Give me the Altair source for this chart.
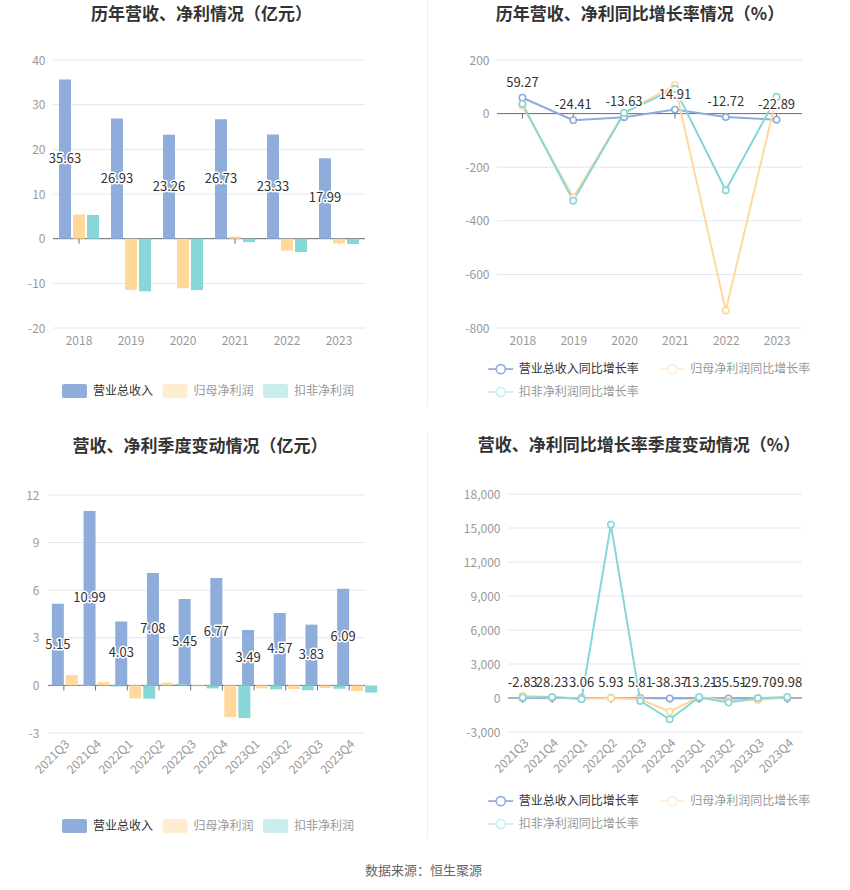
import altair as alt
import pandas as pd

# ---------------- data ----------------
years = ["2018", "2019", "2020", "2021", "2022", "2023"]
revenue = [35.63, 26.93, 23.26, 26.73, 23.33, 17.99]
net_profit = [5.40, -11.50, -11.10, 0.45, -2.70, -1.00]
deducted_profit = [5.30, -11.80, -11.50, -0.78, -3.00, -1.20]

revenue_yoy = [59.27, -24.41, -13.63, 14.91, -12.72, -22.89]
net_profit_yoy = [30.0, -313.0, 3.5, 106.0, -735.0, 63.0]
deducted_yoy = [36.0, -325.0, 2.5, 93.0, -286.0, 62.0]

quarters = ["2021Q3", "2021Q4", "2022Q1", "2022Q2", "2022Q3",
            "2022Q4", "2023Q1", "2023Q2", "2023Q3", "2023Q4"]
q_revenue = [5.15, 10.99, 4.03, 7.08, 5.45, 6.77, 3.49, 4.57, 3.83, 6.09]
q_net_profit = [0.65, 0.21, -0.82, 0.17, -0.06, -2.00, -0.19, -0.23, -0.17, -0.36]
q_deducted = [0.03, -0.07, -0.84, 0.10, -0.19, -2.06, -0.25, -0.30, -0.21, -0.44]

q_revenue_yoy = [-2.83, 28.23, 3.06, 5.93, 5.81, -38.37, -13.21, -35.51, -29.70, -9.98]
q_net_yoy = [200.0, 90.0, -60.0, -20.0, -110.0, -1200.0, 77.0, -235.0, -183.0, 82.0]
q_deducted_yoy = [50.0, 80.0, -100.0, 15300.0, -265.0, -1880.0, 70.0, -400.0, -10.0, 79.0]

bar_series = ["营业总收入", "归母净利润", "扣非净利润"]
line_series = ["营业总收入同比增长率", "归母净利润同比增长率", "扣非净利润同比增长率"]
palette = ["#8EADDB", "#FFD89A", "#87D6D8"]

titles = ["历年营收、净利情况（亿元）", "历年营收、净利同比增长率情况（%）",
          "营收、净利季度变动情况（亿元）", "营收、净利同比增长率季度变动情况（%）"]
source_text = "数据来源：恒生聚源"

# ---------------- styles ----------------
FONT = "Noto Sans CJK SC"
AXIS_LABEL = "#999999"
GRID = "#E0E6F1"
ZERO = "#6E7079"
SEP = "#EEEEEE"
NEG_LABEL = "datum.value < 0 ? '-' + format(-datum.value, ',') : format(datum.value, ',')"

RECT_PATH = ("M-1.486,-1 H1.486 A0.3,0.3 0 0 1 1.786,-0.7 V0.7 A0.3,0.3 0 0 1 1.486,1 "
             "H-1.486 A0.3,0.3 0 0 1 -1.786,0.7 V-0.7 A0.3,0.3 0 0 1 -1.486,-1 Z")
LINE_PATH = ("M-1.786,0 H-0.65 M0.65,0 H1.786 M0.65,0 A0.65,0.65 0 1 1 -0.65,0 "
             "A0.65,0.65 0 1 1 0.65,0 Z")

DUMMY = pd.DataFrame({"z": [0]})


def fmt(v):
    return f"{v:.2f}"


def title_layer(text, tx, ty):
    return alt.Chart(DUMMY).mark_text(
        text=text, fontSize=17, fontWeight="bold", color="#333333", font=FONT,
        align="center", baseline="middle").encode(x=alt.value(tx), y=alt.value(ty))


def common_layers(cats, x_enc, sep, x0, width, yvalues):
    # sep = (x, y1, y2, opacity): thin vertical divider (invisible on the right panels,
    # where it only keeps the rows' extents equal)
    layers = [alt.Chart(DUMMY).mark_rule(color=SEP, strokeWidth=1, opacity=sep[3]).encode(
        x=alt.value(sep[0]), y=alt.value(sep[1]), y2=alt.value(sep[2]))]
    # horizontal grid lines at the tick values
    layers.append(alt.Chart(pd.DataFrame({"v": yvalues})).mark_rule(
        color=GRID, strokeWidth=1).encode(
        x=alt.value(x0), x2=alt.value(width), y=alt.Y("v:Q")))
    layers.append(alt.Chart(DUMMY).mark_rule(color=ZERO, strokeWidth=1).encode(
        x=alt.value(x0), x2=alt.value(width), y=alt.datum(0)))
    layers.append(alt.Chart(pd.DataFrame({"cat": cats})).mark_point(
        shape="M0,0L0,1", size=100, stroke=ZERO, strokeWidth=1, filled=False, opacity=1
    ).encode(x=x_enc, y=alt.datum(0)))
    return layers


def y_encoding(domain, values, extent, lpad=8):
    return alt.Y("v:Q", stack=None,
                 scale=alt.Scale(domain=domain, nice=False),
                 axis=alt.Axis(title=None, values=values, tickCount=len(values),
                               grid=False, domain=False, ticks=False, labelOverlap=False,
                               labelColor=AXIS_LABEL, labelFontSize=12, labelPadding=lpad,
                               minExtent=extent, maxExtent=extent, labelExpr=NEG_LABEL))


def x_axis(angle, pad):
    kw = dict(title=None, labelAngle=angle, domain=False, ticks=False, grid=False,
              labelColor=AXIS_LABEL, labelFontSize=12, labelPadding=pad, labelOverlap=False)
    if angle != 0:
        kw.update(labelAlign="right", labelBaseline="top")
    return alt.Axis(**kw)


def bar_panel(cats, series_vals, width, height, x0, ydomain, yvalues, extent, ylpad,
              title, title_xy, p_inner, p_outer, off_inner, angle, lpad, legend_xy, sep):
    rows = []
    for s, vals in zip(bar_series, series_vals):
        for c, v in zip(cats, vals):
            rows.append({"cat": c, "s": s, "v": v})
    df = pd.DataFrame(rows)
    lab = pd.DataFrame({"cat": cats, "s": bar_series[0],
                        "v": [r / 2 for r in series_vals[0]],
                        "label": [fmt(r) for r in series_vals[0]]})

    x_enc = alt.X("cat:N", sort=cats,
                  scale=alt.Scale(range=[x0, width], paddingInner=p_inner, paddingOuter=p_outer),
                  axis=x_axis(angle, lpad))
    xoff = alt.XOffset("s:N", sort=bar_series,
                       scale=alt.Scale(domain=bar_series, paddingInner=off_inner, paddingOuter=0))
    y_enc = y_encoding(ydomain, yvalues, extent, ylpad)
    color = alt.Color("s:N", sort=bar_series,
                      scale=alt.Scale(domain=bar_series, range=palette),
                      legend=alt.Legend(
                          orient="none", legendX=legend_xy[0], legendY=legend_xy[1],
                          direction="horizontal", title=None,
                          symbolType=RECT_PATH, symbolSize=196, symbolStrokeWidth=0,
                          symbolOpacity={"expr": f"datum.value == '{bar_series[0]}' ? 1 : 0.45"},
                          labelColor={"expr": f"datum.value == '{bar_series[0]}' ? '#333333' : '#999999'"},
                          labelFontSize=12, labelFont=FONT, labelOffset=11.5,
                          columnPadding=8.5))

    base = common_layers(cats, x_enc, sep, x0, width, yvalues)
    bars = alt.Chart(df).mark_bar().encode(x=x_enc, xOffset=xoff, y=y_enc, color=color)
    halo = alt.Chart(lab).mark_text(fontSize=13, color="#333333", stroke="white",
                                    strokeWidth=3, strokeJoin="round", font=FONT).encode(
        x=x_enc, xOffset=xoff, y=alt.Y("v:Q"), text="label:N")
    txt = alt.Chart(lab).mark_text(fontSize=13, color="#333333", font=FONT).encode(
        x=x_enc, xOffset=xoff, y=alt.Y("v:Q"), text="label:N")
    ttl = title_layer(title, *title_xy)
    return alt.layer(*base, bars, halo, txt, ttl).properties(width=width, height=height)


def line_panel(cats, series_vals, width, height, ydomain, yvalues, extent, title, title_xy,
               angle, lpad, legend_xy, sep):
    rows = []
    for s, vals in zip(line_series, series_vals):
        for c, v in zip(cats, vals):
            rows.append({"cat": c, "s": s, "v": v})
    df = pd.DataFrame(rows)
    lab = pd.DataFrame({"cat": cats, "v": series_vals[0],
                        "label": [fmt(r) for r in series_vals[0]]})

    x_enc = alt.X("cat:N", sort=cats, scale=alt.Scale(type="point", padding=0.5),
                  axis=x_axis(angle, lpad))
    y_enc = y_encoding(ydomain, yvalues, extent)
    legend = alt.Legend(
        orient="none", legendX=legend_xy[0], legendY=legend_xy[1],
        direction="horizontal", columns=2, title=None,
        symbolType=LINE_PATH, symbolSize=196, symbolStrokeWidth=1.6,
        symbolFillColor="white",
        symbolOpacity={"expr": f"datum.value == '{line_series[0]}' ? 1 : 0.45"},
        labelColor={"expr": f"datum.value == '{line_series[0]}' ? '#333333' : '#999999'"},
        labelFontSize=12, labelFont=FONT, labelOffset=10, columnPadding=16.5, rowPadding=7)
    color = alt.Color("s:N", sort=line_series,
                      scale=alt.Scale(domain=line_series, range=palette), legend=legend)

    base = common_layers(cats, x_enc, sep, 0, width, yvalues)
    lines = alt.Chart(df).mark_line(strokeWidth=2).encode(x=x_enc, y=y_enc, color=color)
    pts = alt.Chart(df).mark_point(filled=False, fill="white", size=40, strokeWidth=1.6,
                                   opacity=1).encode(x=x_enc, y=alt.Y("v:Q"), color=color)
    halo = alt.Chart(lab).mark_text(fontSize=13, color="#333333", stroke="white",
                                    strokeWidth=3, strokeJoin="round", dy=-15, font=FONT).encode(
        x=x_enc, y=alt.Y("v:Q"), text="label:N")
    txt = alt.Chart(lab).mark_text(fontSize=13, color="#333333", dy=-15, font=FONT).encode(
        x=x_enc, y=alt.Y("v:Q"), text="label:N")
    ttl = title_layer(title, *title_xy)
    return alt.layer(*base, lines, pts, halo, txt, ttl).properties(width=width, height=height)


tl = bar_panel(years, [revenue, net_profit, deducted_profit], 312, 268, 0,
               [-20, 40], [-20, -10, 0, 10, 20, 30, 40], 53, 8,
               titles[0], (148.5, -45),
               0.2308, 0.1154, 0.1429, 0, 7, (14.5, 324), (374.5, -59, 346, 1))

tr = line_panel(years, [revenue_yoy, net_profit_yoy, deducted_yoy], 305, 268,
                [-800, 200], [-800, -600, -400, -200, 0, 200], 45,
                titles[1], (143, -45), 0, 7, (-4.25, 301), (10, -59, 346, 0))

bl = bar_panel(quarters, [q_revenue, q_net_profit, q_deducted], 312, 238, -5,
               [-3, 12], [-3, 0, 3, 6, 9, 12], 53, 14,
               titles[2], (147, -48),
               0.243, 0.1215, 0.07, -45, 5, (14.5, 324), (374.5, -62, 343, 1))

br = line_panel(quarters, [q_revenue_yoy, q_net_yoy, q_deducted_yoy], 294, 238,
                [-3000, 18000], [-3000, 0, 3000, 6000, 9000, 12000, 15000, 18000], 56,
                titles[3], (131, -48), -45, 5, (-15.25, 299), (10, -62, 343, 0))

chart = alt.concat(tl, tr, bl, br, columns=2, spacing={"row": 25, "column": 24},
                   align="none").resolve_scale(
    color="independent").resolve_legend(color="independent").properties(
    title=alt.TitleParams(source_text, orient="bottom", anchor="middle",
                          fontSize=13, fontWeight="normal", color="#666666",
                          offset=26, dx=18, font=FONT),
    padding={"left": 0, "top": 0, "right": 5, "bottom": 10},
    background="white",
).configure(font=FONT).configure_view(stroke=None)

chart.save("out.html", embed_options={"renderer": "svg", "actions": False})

========================================

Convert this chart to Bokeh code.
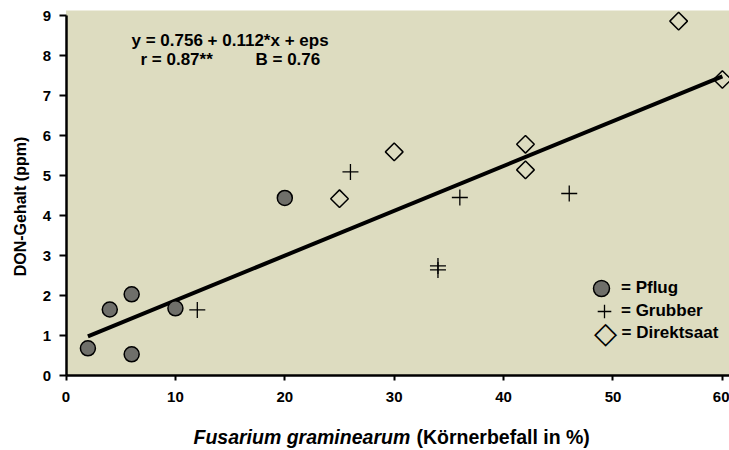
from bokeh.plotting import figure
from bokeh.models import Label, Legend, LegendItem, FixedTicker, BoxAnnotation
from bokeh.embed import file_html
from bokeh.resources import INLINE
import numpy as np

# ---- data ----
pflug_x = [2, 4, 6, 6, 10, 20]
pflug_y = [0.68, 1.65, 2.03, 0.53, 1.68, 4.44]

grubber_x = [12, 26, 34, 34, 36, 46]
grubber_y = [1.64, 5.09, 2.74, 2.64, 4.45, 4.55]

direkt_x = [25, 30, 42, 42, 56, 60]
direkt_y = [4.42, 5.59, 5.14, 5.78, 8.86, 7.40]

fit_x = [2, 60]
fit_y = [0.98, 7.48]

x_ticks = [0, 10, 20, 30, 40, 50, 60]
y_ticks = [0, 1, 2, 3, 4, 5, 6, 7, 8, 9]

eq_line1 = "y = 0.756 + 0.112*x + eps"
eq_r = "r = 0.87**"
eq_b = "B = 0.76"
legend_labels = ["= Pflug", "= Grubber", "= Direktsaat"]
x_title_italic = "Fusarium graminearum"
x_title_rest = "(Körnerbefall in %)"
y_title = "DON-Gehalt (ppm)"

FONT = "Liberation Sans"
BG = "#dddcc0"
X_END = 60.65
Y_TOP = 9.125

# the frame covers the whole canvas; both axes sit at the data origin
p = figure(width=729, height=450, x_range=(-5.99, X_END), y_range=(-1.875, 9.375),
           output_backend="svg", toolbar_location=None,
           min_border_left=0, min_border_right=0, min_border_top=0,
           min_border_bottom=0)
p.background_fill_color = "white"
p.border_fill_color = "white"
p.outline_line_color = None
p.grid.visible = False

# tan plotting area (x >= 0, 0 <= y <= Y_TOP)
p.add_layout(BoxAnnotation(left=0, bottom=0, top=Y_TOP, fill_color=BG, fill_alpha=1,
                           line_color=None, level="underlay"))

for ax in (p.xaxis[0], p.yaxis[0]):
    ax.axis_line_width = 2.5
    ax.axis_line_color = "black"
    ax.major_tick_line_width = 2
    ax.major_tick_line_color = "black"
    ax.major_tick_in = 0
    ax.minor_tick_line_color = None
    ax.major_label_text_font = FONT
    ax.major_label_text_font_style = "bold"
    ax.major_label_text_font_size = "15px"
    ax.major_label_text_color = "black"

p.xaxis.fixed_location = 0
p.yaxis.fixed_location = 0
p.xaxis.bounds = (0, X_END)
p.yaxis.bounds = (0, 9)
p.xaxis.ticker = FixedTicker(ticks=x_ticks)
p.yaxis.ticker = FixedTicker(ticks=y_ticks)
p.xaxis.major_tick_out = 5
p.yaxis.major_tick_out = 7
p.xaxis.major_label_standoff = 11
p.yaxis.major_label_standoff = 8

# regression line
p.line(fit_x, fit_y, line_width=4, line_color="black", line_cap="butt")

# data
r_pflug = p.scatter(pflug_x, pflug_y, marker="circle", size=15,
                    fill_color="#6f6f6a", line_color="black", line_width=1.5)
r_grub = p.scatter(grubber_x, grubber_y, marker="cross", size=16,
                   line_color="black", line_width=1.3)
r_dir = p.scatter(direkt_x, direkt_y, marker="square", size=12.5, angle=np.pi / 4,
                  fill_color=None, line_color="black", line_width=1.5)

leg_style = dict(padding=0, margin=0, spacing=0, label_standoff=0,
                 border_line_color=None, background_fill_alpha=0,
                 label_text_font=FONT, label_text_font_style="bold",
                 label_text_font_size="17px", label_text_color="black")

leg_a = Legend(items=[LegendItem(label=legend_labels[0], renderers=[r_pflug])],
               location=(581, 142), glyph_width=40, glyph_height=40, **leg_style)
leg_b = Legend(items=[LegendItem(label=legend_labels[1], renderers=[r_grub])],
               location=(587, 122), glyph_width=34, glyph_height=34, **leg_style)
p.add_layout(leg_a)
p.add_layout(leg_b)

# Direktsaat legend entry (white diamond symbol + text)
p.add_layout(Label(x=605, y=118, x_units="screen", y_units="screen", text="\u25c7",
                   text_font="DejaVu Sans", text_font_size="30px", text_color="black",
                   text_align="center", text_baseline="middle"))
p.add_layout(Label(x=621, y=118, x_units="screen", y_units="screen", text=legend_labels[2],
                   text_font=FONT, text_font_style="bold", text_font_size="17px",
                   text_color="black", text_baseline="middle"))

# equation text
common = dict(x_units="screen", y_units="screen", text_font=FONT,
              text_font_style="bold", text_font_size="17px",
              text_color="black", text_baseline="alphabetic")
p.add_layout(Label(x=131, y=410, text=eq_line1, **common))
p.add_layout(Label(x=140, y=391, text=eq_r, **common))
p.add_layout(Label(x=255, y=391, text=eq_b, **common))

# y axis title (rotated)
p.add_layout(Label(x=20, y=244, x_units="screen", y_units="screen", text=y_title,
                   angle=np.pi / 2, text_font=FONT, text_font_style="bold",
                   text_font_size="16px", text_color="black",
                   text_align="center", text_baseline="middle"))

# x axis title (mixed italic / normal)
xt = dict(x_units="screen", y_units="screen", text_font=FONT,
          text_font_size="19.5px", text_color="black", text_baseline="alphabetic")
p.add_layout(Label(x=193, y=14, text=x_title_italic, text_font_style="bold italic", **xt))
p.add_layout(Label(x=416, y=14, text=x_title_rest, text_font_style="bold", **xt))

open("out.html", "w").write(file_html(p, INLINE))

========================================

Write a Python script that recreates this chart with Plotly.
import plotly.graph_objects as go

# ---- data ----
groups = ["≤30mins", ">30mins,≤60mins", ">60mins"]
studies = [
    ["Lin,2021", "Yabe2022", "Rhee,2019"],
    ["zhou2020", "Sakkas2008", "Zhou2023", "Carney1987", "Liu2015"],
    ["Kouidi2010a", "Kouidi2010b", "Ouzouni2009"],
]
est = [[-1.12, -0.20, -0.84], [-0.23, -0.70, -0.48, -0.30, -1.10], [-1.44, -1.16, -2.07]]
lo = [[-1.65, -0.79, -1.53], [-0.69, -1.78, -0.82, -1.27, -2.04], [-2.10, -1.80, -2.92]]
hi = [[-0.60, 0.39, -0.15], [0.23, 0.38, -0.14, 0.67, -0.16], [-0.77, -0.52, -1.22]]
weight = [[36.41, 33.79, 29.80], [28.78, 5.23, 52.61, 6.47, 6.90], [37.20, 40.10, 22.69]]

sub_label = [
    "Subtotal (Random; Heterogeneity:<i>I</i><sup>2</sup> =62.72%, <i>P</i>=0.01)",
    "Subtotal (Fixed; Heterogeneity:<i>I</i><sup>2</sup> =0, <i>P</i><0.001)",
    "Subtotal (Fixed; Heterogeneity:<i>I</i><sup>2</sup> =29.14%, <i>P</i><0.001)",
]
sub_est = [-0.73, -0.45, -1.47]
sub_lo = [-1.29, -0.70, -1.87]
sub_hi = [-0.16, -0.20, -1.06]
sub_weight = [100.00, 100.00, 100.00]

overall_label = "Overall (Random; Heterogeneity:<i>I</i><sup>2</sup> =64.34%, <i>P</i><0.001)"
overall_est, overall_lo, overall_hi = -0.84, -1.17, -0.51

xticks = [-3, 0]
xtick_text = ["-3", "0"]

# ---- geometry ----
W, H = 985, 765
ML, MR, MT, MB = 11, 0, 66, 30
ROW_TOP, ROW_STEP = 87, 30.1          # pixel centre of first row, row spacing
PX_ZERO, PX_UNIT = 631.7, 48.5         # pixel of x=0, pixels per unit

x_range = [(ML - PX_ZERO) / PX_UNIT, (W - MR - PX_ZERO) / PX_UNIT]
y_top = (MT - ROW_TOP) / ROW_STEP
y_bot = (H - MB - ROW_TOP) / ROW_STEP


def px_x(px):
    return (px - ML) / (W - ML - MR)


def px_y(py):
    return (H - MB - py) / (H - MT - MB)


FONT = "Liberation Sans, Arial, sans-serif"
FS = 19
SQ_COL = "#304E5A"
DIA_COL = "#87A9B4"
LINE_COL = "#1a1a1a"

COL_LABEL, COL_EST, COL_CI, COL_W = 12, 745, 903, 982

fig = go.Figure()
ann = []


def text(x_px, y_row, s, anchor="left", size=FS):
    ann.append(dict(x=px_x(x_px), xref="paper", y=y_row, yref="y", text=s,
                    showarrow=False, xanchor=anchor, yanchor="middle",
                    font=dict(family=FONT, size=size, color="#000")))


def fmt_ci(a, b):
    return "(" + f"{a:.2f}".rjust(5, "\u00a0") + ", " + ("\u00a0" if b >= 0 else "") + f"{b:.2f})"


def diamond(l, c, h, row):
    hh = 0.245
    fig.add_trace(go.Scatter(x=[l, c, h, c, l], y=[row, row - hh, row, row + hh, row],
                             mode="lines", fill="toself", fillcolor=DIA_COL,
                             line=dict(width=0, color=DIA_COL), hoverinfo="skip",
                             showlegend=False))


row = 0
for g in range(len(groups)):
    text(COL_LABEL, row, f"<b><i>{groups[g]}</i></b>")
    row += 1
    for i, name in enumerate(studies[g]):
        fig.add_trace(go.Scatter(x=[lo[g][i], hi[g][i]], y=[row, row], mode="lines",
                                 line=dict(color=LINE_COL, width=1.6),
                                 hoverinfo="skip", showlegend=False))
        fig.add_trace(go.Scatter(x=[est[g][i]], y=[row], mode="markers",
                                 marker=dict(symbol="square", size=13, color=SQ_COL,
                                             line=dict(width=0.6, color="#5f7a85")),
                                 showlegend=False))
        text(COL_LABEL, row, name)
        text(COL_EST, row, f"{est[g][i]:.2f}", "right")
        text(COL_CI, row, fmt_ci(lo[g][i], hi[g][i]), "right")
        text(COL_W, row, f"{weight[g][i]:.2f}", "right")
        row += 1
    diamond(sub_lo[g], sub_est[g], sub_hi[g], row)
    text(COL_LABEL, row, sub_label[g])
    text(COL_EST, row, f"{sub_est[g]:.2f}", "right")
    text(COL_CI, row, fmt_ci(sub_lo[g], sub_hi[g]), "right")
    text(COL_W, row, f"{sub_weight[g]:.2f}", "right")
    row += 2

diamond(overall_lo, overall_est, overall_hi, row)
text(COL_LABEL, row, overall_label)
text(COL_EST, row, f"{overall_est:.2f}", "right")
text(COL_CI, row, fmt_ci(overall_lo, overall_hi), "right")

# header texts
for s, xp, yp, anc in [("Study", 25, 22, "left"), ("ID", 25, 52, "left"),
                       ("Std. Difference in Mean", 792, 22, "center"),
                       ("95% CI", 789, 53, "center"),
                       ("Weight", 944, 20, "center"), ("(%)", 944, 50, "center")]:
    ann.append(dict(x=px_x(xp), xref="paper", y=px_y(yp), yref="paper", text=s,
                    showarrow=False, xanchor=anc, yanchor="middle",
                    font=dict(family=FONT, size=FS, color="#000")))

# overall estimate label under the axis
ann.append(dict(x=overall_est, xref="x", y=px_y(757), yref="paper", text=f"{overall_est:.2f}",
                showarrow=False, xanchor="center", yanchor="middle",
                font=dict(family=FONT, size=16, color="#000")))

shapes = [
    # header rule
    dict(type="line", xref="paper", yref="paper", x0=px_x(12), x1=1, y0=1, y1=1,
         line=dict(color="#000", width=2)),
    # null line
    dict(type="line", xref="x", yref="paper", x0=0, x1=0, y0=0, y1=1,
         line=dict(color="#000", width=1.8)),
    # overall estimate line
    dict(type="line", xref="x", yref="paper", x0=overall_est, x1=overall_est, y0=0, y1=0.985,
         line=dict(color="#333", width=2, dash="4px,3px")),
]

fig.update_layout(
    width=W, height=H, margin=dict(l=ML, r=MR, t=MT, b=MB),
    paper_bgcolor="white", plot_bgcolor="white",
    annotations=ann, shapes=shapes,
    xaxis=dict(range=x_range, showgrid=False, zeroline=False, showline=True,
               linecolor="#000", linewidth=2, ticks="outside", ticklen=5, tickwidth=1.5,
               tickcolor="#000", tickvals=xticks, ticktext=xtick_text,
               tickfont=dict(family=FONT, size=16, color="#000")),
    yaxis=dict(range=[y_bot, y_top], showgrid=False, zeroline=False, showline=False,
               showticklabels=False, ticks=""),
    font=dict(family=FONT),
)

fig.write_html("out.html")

========================================

TASK: Count the lines above that contain the word "this", and give only that number.

RESPONSE: 3